(Exercise task) Give back every line exactly as it appears, pictures excluded.

(Provided data)

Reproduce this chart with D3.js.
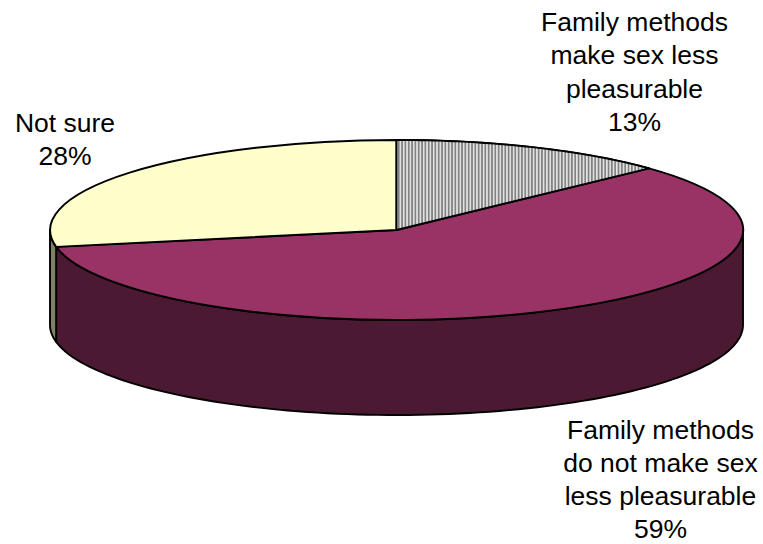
<!DOCTYPE html>
<html><head><meta charset="utf-8">
<script src="https://cdn.jsdelivr.net/npm/d3@7"></script>
<style>html,body{margin:0;padding:0;background:#fff}svg{display:block}text{font-family:"Liberation Sans",Arial,sans-serif;font-size:26.5px;fill:#000}</style>
</head><body><svg id="c" width="763" height="544"></svg>
<script>
const categories = ["Family methods make sex less pleasurable","Family methods do not make sex less pleasurable","Not sure"];
const shares = [13,59,28];
const labelLines = [["Family methods","make sex less","pleasurable","13%"],["Family methods","do not make sex","less pleasurable","59%"],["Not sure","28%"]];
const labelAnchors = [[634.5,31],[660.5,439],[65,132]];
const labelLeading = [33.4,33,33.4];
const topFills = ["url(#stripes)","#993366","#FFFFCC"];
const sideFills = ["#666666","#4C1933","#808066"];

const svg = d3.select("#c");
const x = d3.scaleLinear().domain([-1,1]).range([50,743]);
const y = d3.scaleLinear().domain([-1,1]).range([140,320]);
const depth = 95;
const defs = svg.append("defs");
const p = defs.append("pattern").attr("id","stripes").attr("patternUnits","userSpaceOnUse").attr("width",3.33).attr("height",4);
p.append("rect").attr("width",3.33).attr("height",4).attr("fill","#e4e4e4");
p.append("rect").attr("x",1.6).attr("width",1.7).attr("height",4).attr("fill","#808080");

const arcs = d3.pie().sort(null)(shares);
const px = a => x(Math.sin(a)), py = a => y(-Math.cos(a));
const sw = 1.9;

// side wall
const lo = Math.PI/2, hi = 3*Math.PI/2;
const wall = svg.append("g");
arcs.forEach((d,i)=>{
  const a0 = Math.max(d.startAngle,lo), a1 = Math.min(d.endAngle,hi);
  if(a1<=a0) return;
  const angles = d3.range(0,101).map(k=>a0+(a1-a0)*k/100);
  const top = angles.map(a=>[px(a),py(a)]);
  const bot = angles.slice().reverse().map(a=>[px(a),py(a)+depth]);
  wall.append("path").attr("d",d3.line()(top.concat(bot))+"Z")
    .attr("fill",sideFills[i]).attr("stroke","#000").attr("stroke-width",sw).attr("stroke-linejoin","round");
});

// top face
const rx = (x(1)-x(-1))/2, ry = (y(1)-y(-1))/2;
const arc = d3.arc().innerRadius(0).outerRadius(1);
svg.append("g").attr("transform",`translate(${x(0)},${y(0)}) scale(${rx},${ry})`)
  .selectAll("path").data(arcs).join("path")
  .attr("d",arc).attr("fill",(d,i)=>i===0?"none":topFills[i])
  .attr("stroke","#000").attr("stroke-width",sw).attr("vector-effect","non-scaling-stroke").attr("stroke-linejoin","round");
const s = arcs[0];
const sa = d3.range(0,61).map(k=>s.startAngle+(s.endAngle-s.startAngle)*k/60);
svg.append("path").attr("d",d3.line()([[x(0),y(0)]].concat(sa.map(a=>[px(a),py(a)])))+"Z")
  .attr("fill","url(#stripes)").attr("stroke","#000").attr("stroke-width",sw).attr("stroke-linejoin","round");

// labels
labelLines.forEach((lines,i)=>{
  const t = svg.append("text").attr("text-anchor","middle");
  lines.forEach((l,j)=>t.append("tspan").attr("x",labelAnchors[i][0]).attr("y",labelAnchors[i][1]+j*labelLeading[i]).text(l));
});
</script></body></html>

(Written solution)
Reproduce this chart with D3.js.
<!DOCTYPE html>
<html><head><meta charset="utf-8">
<script src="https://cdn.jsdelivr.net/npm/d3@7"></script>
<style>html,body{margin:0;padding:0;background:#fff}svg{display:block}text{font-family:"Liberation Sans",Arial,sans-serif;font-size:26.5px;fill:#000}</style>
</head><body><svg id="c" width="763" height="544"></svg>
<script>
const categories = ["Family methods make sex less pleasurable","Family methods do not make sex less pleasurable","Not sure"];
const shares = [13,59,28];
const labelLines = [["Family methods","make sex less","pleasurable","13%"],["Family methods","do not make sex","less pleasurable","59%"],["Not sure","28%"]];
const labelAnchors = [[634.5,31],[660.5,439],[65,132]];
const labelLeading = [33.4,33,33.4];
const topFills = ["url(#stripes)","#993366","#FFFFCC"];
const sideFills = ["#666666","#4C1933","#808066"];

const svg = d3.select("#c");
const x = d3.scaleLinear().domain([-1,1]).range([50,743]);
const y = d3.scaleLinear().domain([-1,1]).range([140,320]);
const depth = 95;
const defs = svg.append("defs");
const p = defs.append("pattern").attr("id","stripes").attr("patternUnits","userSpaceOnUse").attr("width",3.33).attr("height",4);
p.append("rect").attr("width",3.33).attr("height",4).attr("fill","#e4e4e4");
p.append("rect").attr("x",1.6).attr("width",1.7).attr("height",4).attr("fill","#808080");

const arcs = d3.pie().sort(null)(shares);
const px = a => x(Math.sin(a)), py = a => y(-Math.cos(a));
const sw = 1.9;

// side wall
const lo = Math.PI/2, hi = 3*Math.PI/2;
const wall = svg.append("g");
arcs.forEach((d,i)=>{
  const a0 = Math.max(d.startAngle,lo), a1 = Math.min(d.endAngle,hi);
  if(a1<=a0) return;
  const angles = d3.range(0,101).map(k=>a0+(a1-a0)*k/100);
  const top = angles.map(a=>[px(a),py(a)]);
  const bot = angles.slice().reverse().map(a=>[px(a),py(a)+depth]);
  wall.append("path").attr("d",d3.line()(top.concat(bot))+"Z")
    .attr("fill",sideFills[i]).attr("stroke","#000").attr("stroke-width",sw).attr("stroke-linejoin","round");
});

// top face
const rx = (x(1)-x(-1))/2, ry = (y(1)-y(-1))/2;
const arc = d3.arc().innerRadius(0).outerRadius(1);
svg.append("g").attr("transform",`translate(${x(0)},${y(0)}) scale(${rx},${ry})`)
  .selectAll("path").data(arcs).join("path")
  .attr("d",arc).attr("fill",(d,i)=>i===0?"none":topFills[i])
  .attr("stroke","#000").attr("stroke-width",sw).attr("vector-effect","non-scaling-stroke").attr("stroke-linejoin","round");
const s = arcs[0];
const sa = d3.range(0,61).map(k=>s.startAngle+(s.endAngle-s.startAngle)*k/60);
svg.append("path").attr("d",d3.line()([[x(0),y(0)]].concat(sa.map(a=>[px(a),py(a)])))+"Z")
  .attr("fill","url(#stripes)").attr("stroke","#000").attr("stroke-width",sw).attr("stroke-linejoin","round");

// labels
labelLines.forEach((lines,i)=>{
  const t = svg.append("text").attr("text-anchor","middle");
  lines.forEach((l,j)=>t.append("tspan").attr("x",labelAnchors[i][0]).attr("y",labelAnchors[i][1]+j*labelLeading[i]).text(l));
});
</script></body></html>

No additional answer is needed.